The kids seemed fine with this and were even polite when Nana asked them all what they were going to be for Halloween, kept saying “What?!” each time they answered, etc. They only snickered a little bit when my youngest son answered, “Werewolf Outlaw” (which is a whole other story as to why he always has to be two characters for each Halloween because he can never decide on one...) and after he repeated to Nana in a loud voice two more times, “Werewolf Outlaw”, she said back, “Batman? Oh, you're Batman. That's good!”
So we were surprised to hear great big sobs coming from behind my mother-in-law's front door when we went to pick them up after the fabulous musical. My husband opened the door and my daughter is crying big huge tears.
“What is the matter?” we said to her.
“Nana put on a movie for us!” she says.
“It has a dog in it,” says my youngest son, Joey.
“Yeah, but that's nice,” we said to her. “Nana put on a nice movie for you! Why are you so upset?”
“The dog was awful!” she says. “That Cuji dog was awful!”
“Cuji?” I said.
“She means 'Cujo',” says Jay, my oldest son.
“Cugo? You watched Cugo from Stephen King?” says my husband.
“Yes,” says my second son, Kenny. “Nana thought a dog movie would be good.”
“I think Cugo is rated R...isn't it?” I said, haltingly in a low, shocked voice to my husband.
Poor Nana shuffled out of her TV room and slowly made her way out to meet us at the door where we were waiting with the kids. She brought their jackets with her and handed them to me. Her eyes were almost shut with tired, dark rings around them. I didn't say anything to her. I didn't know what to say.  I didn't know how best to handle the situation.  My husband, too, just kissed his mother, said “thank you” and quickly grabbed the kids and brought them out to the car.
In the car, I asked the kids, “Well, didn't Nana know that it wasn't a good movie when Cugo started to act crazy?”
“She said, 'What is that dog doing? Oh my goodness, he is being a bad dog!'” said Kenny, my second son.
“Did you ask to change the channel?” said my husband.
“She wouldn't let us change it, Dad,” said Jay. “She said it was a good Disney movie for the kids.”
“A good Disney movie...?” I said.
“Yeah,” said Joey.
We consoled the kids, put them into their beds and tried to focus on the good part of the evening. I had (and still have) no idea how to handle the situation.  Do I let it go?  How do I bring up to my husband that his mother is getting older? How does a spouse do this? It just wasn't a conversation for the late hour.

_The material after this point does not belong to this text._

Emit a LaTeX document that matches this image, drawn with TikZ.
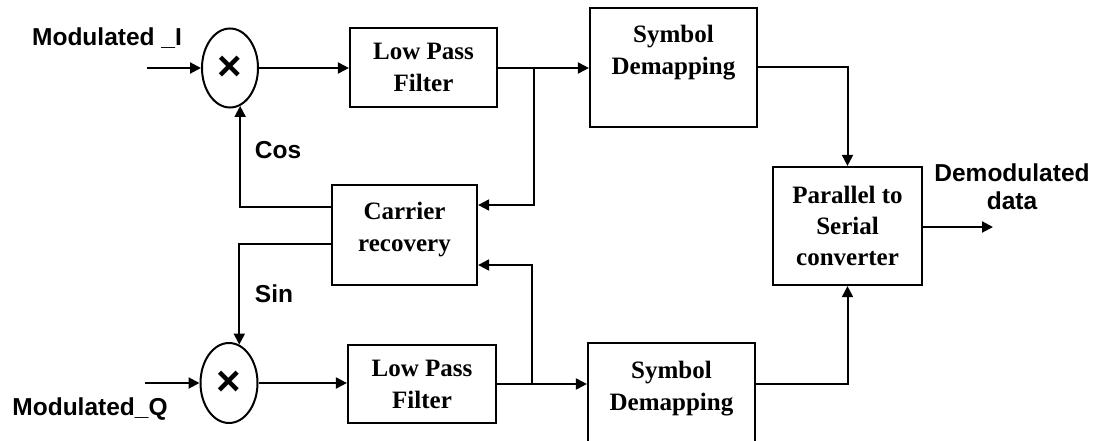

We went to sleep.
It wasn't until yesterday when I realized that this conversation is something that will soon have to happen.
Joey came home from elementary school and as we walked home from the bus stop together, he said to me, “Hey Mom, I guess there's a lot of people who have seen Cugo.”
“Really,” I say, bracing myself because as the mother of four, I already know what he's going to say next, but I ask the preceding-train-wreck question anyhow, “How do you know?”
“Because I shared it at “circle time” that my family watched Cugo over the weekend.”
“You did?” I say, imagining the look on his teacher's face when he told this to the class.
I must have had a pained look on my own face because he said, “Don't worry, Mom, everybody said they'd seen Cugo, too!” he said, patting me on the back. “Even my teacher!”
I'm not looking forward to parent conferences next month.